The owners appealed the arbitration award in the High Court, and in his judgment delivered on 21 May 2014 Popplewell J allowed that appeal, holding that the owners didn’t actually have to give credit for the capital value windfall “because it was not a benefit which was legally caused by the breach”.
This then set the hares running on the charterers’ side who appealed to the Court of Appeal, who sided back with the charterers and allowed their appeal back in late December 2017. Longmore LJ, who gave the leading judgment, took a different view from Popplewell J and held that "if a claimant adopts by way of mitigation a measure which arises out of the consequences of the breach and is in the ordinary course of business and such measure benefits the claimant, that benefit is normally to be brought into account in assessing the claimant’s loss unless the measure is wholly independent of the relationship of the claimant and the defendant”. The key, really, was in connecting the measure adopted in mitigation (i.e. the sale) and the consequences of the breach (i.e. the sale being a consequence of the breach). The Court of Appeal held that there was such a connection.
It was then the owners’ turn to challenge the Court of Appeal judgment, and they appealed to the Supreme Court. Lord Clarke (who delivered the Supreme Court’s judgment) reversed the Court of Appeal’s findings, and concluded that Popplewell J was correct. He made the following observations: “Viewed as a question of principle, most damages issues arise from the default rules which the law devises to give effect to the principle of compensation, while recognising that there may be special facts which show that the default rules will not have that effect in particular cases. On the facts here the fall in value of the vessel was in my opinion irrelevant because the owners’ interest in the capital value of the vessel had nothing to do with the interest injured by the charterers’ repudiation of the charterparty.”
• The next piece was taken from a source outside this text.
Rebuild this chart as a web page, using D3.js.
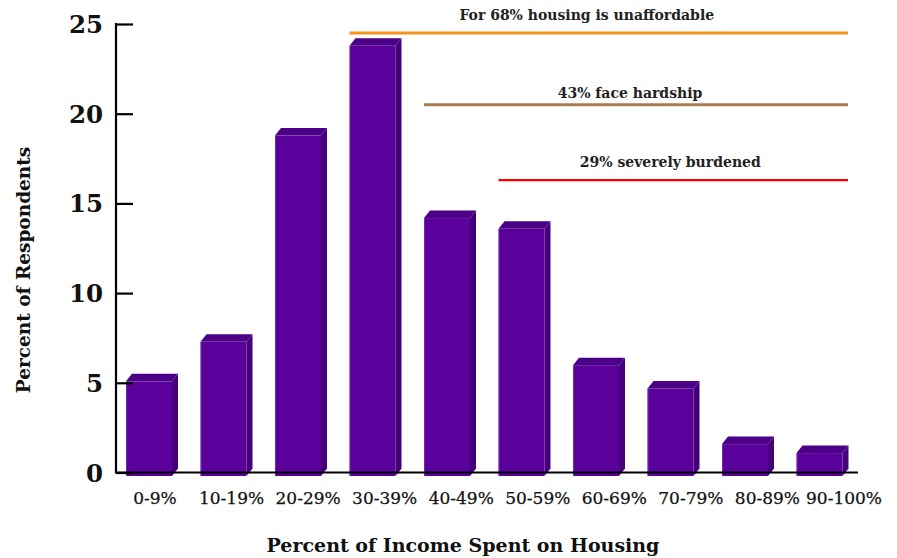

Lord Clarke’s view was that the most relevant link was causation – “The benefit to be brought into account must have been caused either by the breach of the charterparty or by a successful act of mitigation.” He found that in the case of “NEW FLAMENCO” the charterers’ breach caused a prospective loss of income (for the remainder of the charter). “Yet, there was nothing about the premature termination of the charterparty which made it necessary to sell the vessel, either at all or at any particular time. Indeed, it could have been sold during the term of the charterparty. If the owners decide to sell the vessel, whether before or after termination of the charterparty, they are making a commercial decision at their own risk about the disposal of an interest in the vessel which was no part of the subject matter of the charterparty and had nothing to do with the charterers.“
Harsh for the charterers? Probably. The right result? Very much so. Perhaps the fact that the ship was actually sold to the current owners at the beginning of this very charter played a part in Lord Clarke’s reasoning but it also illustrates, rather nicely, the point he was making. What’s the upshot? Charterers beware!
By the way, it’s not the end of the road for the charterers here as the matter will now be remitted back to the original arbitrator for determination in light of the Supreme Court’s findings. 10 years on, the clock ticks on for “NEW FLAMENCO”.